Assign events by trade and geography. Your mechanical estimator goes to MCAA events. Your regional BD rep works the local AGC chapter. Don't send the wrong person to the wrong room.

Weekly sync, 15 minutes. Who did they meet? Which GCs are worth follow-up? What's coming up in the next 30 days? Keep it short. Make it a habit.

The cross-pollination problem is real. Your estimator meets a GC project executive at a plan room event. They mention it in passing. Nobody logs it. Your BD person sends a cold email to that same GC two weeks later and doesn't mention the connection. That's a wasted relationship.

The fix is simple: anyone who makes a meaningful contact at a contractor networking event logs it that day. Primary contact owns the follow-up. Backup is assigned in case the primary is out. No gaps.

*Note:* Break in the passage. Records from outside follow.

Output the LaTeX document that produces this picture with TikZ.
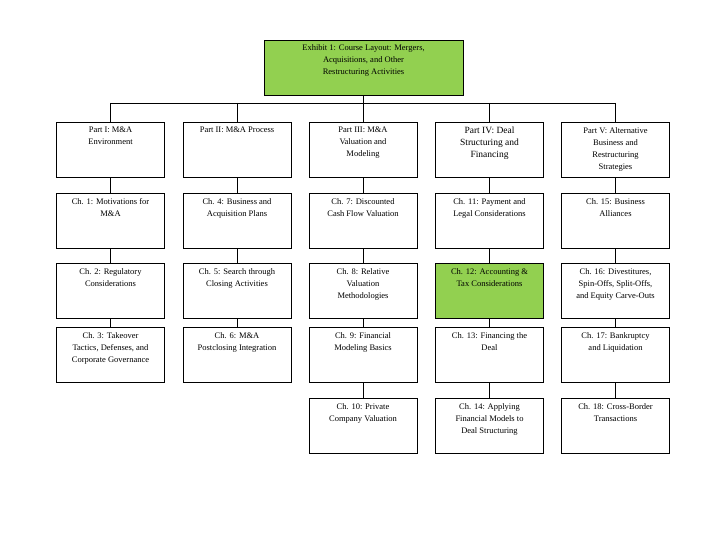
\documentclass[tikz,border=0pt]{standalone}
\usepackage{fontspec}
\setmainfont{Liberation Serif}
\definecolor{hl}{HTML}{92D050}
\newcommand{\bigf}{\fontsize{9.5}{13}\selectfont}
\begin{document}
\begin{tikzpicture}[x=1pt,y=-1pt,
  bx/.style={draw,line width=0.8pt,minimum width=108pt,minimum height=55pt,anchor=north},
  tx/.style={anchor=north,align=center,font=\fontsize{8.5}{12}\selectfont,inner sep=0pt},
  ln/.style={line width=0.8pt}]
\useasboundingbox (0,0) rectangle (720,540);
\node[bx,fill=hl,minimum width=199pt] (top) at (363.5,40) {};
\node[tx] (tt) at (363.5,44) {Exhibit 1: Course Layout: Mergers,\\Acquisitions, and Other\\Restructuring Activities};
\def\colx{{110.5,237,363,489.5,615.5}}
\def\rowy{{122,193,263,327,398}}
\foreach \c/\r/\t/\f in {
 1/1/{Part I: M\&A\\Environment}/white,
 2/1/{Part II: M\&A Process}/white,
 3/1/{Part III: M\&A\\Valuation and\\Modeling}/white,
 4/1/{\bigf Part IV: Deal\\\bigf Structuring and\\\bigf Financing}/white,
 5/1/{Part V: Alternative\\Business and\\Restructuring\\Strategies}/white,
 1/2/{Ch. 1: Motivations for\\M\&A}/white,
 2/2/{Ch. 4: Business and\\Acquisition Plans}/white,
 3/2/{Ch. 7: Discounted\\Cash Flow Valuation}/white,
 4/2/{Ch. 11: Payment and\\Legal Considerations}/white,
 5/2/{Ch. 15: Business\\Alliances}/white,
 1/3/{Ch. 2: Regulatory\\Considerations}/white,
 2/3/{Ch. 5: Search through\\Closing Activities}/white,
 3/3/{Ch. 8: Relative\\Valuation\\Methodologies}/white,
 4/3/{Ch. 12: Accounting \&\\Tax Considerations}/hl,
 5/3/{Ch. 16: Divestitures,\\Spin-Offs, Split-Offs,\\and Equity Carve-Outs}/white,
 1/4/{Ch. 3: Takeover\\Tactics, Defenses, and\\Corporate Governance}/white,
 2/4/{Ch. 6: M\&A\\Postclosing Integration}/white,
 3/4/{Ch. 9: Financial\\Modeling Basics}/white,
 4/4/{Ch. 13: Financing the\\Deal}/white,
 5/4/{Ch. 17: Bankruptcy\\and Liquidation}/white,
 3/5/{Ch. 10: Private\\Company Valuation}/white,
 4/5/{Ch. 14: Applying\\Financial Models to\\Deal Structuring}/white,
 5/5/{Ch. 18: Cross-Border\\Transactions}/white}{
  \pgfmathsetmacro{\xx}{\colx[\c-1]}
  \pgfmathsetmacro{\yy}{\rowy[\r-1]}
  \node[bx,fill=\f] (b\c\r) at (\xx,\yy) {};
  \node[tx] (t\c\r) at (\xx,\yy+5) {\t};
}
\coordinate (h1) at (110.5,103);
\coordinate (h5) at (615.5,103);
\draw[ln] (h1) -- (h5);
\draw[ln] (top.south) -- (top.south |- h1);
\foreach \c in {1,...,5} \draw[ln] (b\c1.north |- h1) -- (b\c1.north);
\foreach \c in {1,2} \foreach \r/\s in {1/2,2/3,3/4} \draw[ln] (b\c\r.south) -- (b\c\s.north);
\foreach \c in {3,4,5} \foreach \r/\s in {1/2,2/3,3/4,4/5} \draw[ln] (b\c\r.south) -- (b\c\s.north);
\end{tikzpicture}
\end{document}
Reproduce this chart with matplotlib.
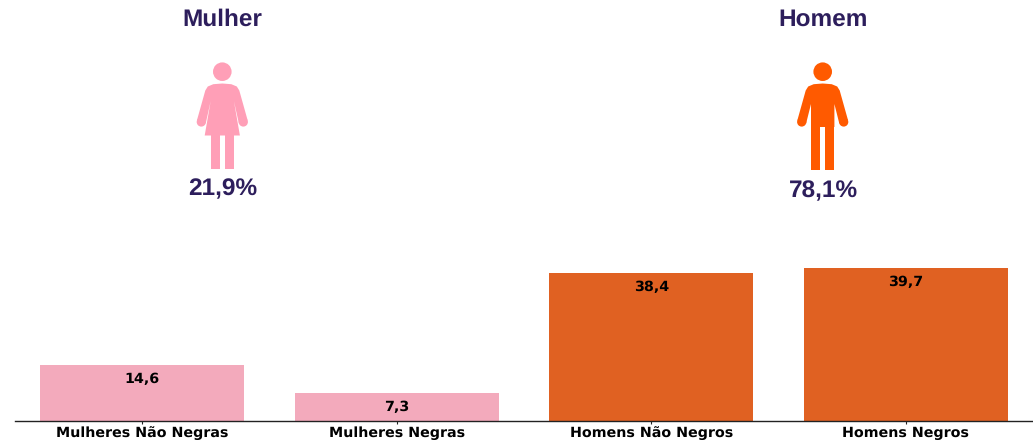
import matplotlib
matplotlib.use("Agg")
import matplotlib.pyplot as plt
from matplotlib.patches import Polygon, Circle, Rectangle

plt.rcParams["text.hinting"] = "no_hinting"

categories = ["Mulheres Não Negras", "Mulheres Negras", "Homens Não Negros", "Homens Negros"]
values = [14.6, 7.3, 38.4, 39.7]
value_labels = ["14,6", "7,3", "38,4", "39,7"]
group_titles = ["Mulher", "Homem"]
group_shares = ["21,9%", "78,1%"]

BAR_PINK = "#F3AABC"
BAR_ORANGE = "#E06122"
ICON_PINK = "#FF9FB7"
ICON_ORANGE = "#FF5A00"
INK = "#2D1E5C"
W, H = 1033, 443

fig = plt.figure(figsize=(W / 100, H / 100), dpi=100)
ax = fig.add_axes([15 / W, (H - 421) / H, (W - 15) / W, 421 / H])
ax.bar(range(4), values, width=0.8, color=[BAR_PINK, BAR_PINK, BAR_ORANGE, BAR_ORANGE])
ax.set_xlim(-0.5, 3.5)
ax.set_ylim(0, 421 / 3.854)
for s in ("top", "left", "right"):
    ax.spines[s].set_visible(False)
ax.spines["bottom"].set_color("#222222")
ax.spines["bottom"].set_linewidth(1.0)
ax.set_yticks([])
ax.set_xticks(range(4))
ax.set_xticklabels(categories, fontsize=10.3, fontweight="bold", family="DejaVu Sans")
ax.tick_params(axis="x", length=2, width=0.8, pad=1.6, color="#222222")
for i, (v, t) in enumerate(zip(values, value_labels)):
    ax.annotate(t, (i, v), xytext=(0, -10.4), textcoords="offset points", ha="center", va="center",
                fontsize=10.3, fontweight="bold", color="black", family="DejaVu Sans")

# overlay in pixel coordinates for pictograms and headings
ov = fig.add_axes([0, 0, 1, 1])
ov.set_xlim(0, W)
ov.set_ylim(H, 0)
ov.axis("off")
ov.patch.set_alpha(0)


def person(cx, color, female):
    half = [(0, 83.5), (9, 84.2), (14.5, 86.5), (17, 90.5), (25.4, 120.5), (16.6, 123.5)]
    if female:
        half += [(11.6, 101), (17.6, 135.5)]
    else:
        half += [(11.7, 104), (11.7, 127), (2.5, 127)]
    right = [(cx + x, y) for x, y in half]
    left = [(cx - x, y) for x, y in reversed(half)]
    ov.add_patch(Polygon(right + left, closed=True, color=color, lw=0))
    ov.add_patch(Circle((cx, 71.7), 9.3, color=color, lw=0))
    for sgn in (-1, 1):
        ov.add_patch(Circle((cx + sgn * 21, 122), 4.6, color=color, lw=0))
        leg_bottom = 169 if female else 170.3
        leg_top = 134 if female else 125
        x_in, x_out = 2.4, 11.7
        x0 = cx + x_in if sgn > 0 else cx - x_out
        ov.add_patch(Rectangle((x0, leg_top), x_out - x_in, leg_bottom - leg_top, color=color, lw=0))


person(222.3, ICON_PINK, True)
person(822.7, ICON_ORANGE, False)

for x, t, y in zip((222.8, 823), group_titles, (20, 20)):
    ov.text(x, y, t, ha="center", va="center", fontsize=17.6, fontweight="bold", color=INK,
            family="Liberation Sans")
for x, t, y in zip((222.5, 823.5), group_shares, (189, 191)):
    ov.text(x, y, t, ha="center", va="center", fontsize=17.6, fontweight="bold", color=INK,
            family="Liberation Sans")

fig.savefig("out.png", dpi=100, facecolor="white")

Track accountability by team member. Not as a punishment. As a way to see who's producing relationship-sourced bid invites and who needs coaching on follow-up.


Building a 12-month construction networking calendar

Start with a master calendar. Every event, date, location, estimated GC attendance, who from your team is attending, and whether it's been approved. Build it in November for the following year.

The seasonal breakdown generally looks like this:

Q1 is trade show season. AGC winter meetings, regional expos, plan room ramp-up as spring bid season approaches.

Q2 is the strongest period for contractor networking. Spring conferences, local chapter meetings, the beginning of job site social season. If you're going to hit any events hard, hit them now. Bid season runs hot in Q2 and Q3.

Q3 is quieter for events but busier for bids. Use this period for deeper follow-up on contacts you made in Q1 and Q2. Don't let those relationships go cold.

Q4 is the fall sprint. Year-end events, planning dinners, and construction conferences where GCs are already thinking about next year's pipeline. These are some of the best relationship-building events of the year because everyone's in a reflective mood.

Budget range for a specialty contractor: $15,000 to $40,000 per year depending on company size, geography, and trade. That covers registration, travel, materials, and team time. For a $20M to $50M sub, that's a rounding error compared to the value of one additional win on a $2M bid.


Common mistakes specialty contractors make at construction networking events

Here's what we see most often.

No goal going in. "Meet people" is not a goal. "Meet two project executives from GCs doing commercial tenant improvement work over $5M in our service area" is a goal.

Sending the wrong person. Your best relationship builder should attend the important events. Sending the junior estimator alone to the AGC winter meeting because the VP is busy wastes the registration fee.

Skipping follow-up. The event is 20% of the work. The follow-up is 80%. If you're not following up within 48 hours with something specific, the event didn't happen.

Generic conversation. "What do you do?" is weak. Ask about their projects. Ask about their timeline. Ask about their pain points on the current job. Be curious about them, not focused on selling yourself.

Treating all GCs equally. Some GCs are Tier 1: high-volume, good payers, work in your service area, spec your trade consistently. Others aren't. Put your follow-up energy where it counts.

Not tracking outcomes. You can't improve what you don't measure. If you don't know which construction networking events are producing bid invites, you'll keep going to the wrong ones.

Giving up after one event. Results from GC relationship networking show up after three or four events with the same people. The sub who shows up consistently is the one who gets called first when the ITB goes out.


Most specialty contractors have the estimating capability to win more bids. What's missing is the system to turn a face-to-face conversation at an AGC dinner into a bid invite 60 days later.